* [Requirement]:
Write out each line of the listing as it stands, without the images.

* [Given material]:
=-=-=-=-=
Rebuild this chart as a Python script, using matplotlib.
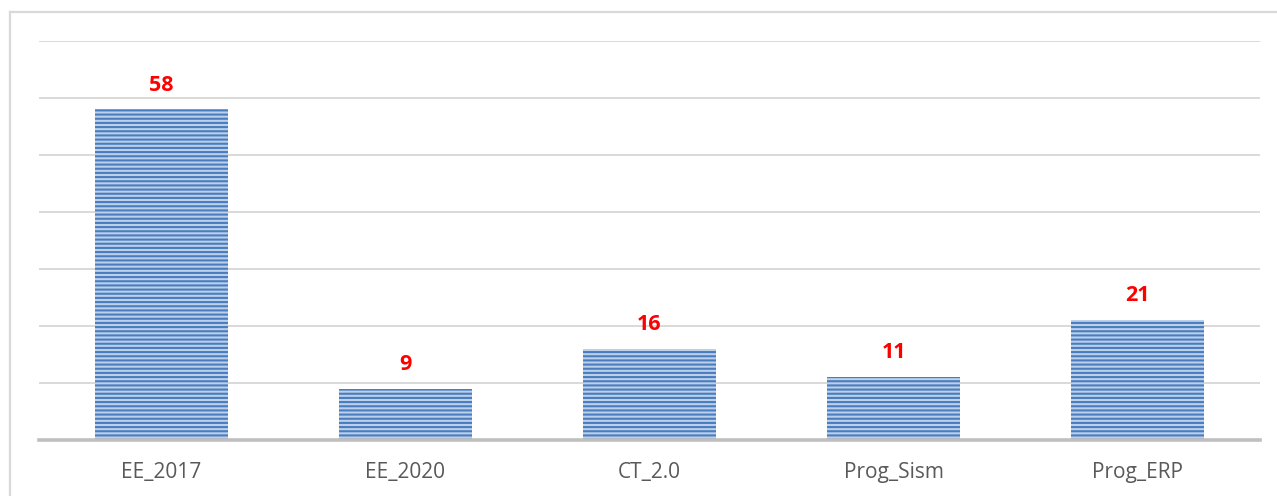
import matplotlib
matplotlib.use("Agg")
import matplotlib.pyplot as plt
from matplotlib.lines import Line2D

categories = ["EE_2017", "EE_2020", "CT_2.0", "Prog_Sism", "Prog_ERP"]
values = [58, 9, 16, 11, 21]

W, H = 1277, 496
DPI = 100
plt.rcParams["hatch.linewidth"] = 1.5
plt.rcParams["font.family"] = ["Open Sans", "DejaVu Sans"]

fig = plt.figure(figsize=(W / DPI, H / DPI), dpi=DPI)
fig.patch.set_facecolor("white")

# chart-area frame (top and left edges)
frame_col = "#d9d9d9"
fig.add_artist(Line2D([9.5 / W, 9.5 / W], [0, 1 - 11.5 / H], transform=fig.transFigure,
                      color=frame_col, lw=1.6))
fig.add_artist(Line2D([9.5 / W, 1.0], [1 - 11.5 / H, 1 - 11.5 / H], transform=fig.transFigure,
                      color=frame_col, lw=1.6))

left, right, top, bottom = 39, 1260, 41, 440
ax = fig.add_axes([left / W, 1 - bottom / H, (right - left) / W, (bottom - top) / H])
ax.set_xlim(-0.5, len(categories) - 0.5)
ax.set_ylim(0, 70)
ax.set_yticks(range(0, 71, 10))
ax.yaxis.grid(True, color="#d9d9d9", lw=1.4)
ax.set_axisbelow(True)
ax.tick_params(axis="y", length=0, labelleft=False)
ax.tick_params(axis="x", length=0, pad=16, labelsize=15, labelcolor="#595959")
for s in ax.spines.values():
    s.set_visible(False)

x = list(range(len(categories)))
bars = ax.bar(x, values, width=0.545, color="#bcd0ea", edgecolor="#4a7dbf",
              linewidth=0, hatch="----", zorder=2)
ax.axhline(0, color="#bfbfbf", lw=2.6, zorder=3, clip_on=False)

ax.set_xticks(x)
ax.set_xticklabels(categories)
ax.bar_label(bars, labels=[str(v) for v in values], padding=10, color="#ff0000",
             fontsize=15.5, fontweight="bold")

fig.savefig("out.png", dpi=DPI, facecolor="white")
=-=-=-=-=
* [Result of the exercise]:
Rebuild this chart as a Python script, using matplotlib.
import matplotlib
matplotlib.use("Agg")
import matplotlib.pyplot as plt
from matplotlib.lines import Line2D

categories = ["EE_2017", "EE_2020", "CT_2.0", "Prog_Sism", "Prog_ERP"]
values = [58, 9, 16, 11, 21]

W, H = 1277, 496
DPI = 100
plt.rcParams["hatch.linewidth"] = 1.5
plt.rcParams["font.family"] = ["Open Sans", "DejaVu Sans"]

fig = plt.figure(figsize=(W / DPI, H / DPI), dpi=DPI)
fig.patch.set_facecolor("white")

# chart-area frame (top and left edges)
frame_col = "#d9d9d9"
fig.add_artist(Line2D([9.5 / W, 9.5 / W], [0, 1 - 11.5 / H], transform=fig.transFigure,
                      color=frame_col, lw=1.6))
fig.add_artist(Line2D([9.5 / W, 1.0], [1 - 11.5 / H, 1 - 11.5 / H], transform=fig.transFigure,
                      color=frame_col, lw=1.6))

left, right, top, bottom = 39, 1260, 41, 440
ax = fig.add_axes([left / W, 1 - bottom / H, (right - left) / W, (bottom - top) / H])
ax.set_xlim(-0.5, len(categories) - 0.5)
ax.set_ylim(0, 70)
ax.set_yticks(range(0, 71, 10))
ax.yaxis.grid(True, color="#d9d9d9", lw=1.4)
ax.set_axisbelow(True)
ax.tick_params(axis="y", length=0, labelleft=False)
ax.tick_params(axis="x", length=0, pad=16, labelsize=15, labelcolor="#595959")
for s in ax.spines.values():
    s.set_visible(False)

x = list(range(len(categories)))
bars = ax.bar(x, values, width=0.545, color="#bcd0ea", edgecolor="#4a7dbf",
              linewidth=0, hatch="----", zorder=2)
ax.axhline(0, color="#bfbfbf", lw=2.6, zorder=3, clip_on=False)

ax.set_xticks(x)
ax.set_xticklabels(categories)
ax.bar_label(bars, labels=[str(v) for v in values], padding=10, color="#ff0000",
             fontsize=15.5, fontweight="bold")

fig.savefig("out.png", dpi=DPI, facecolor="white")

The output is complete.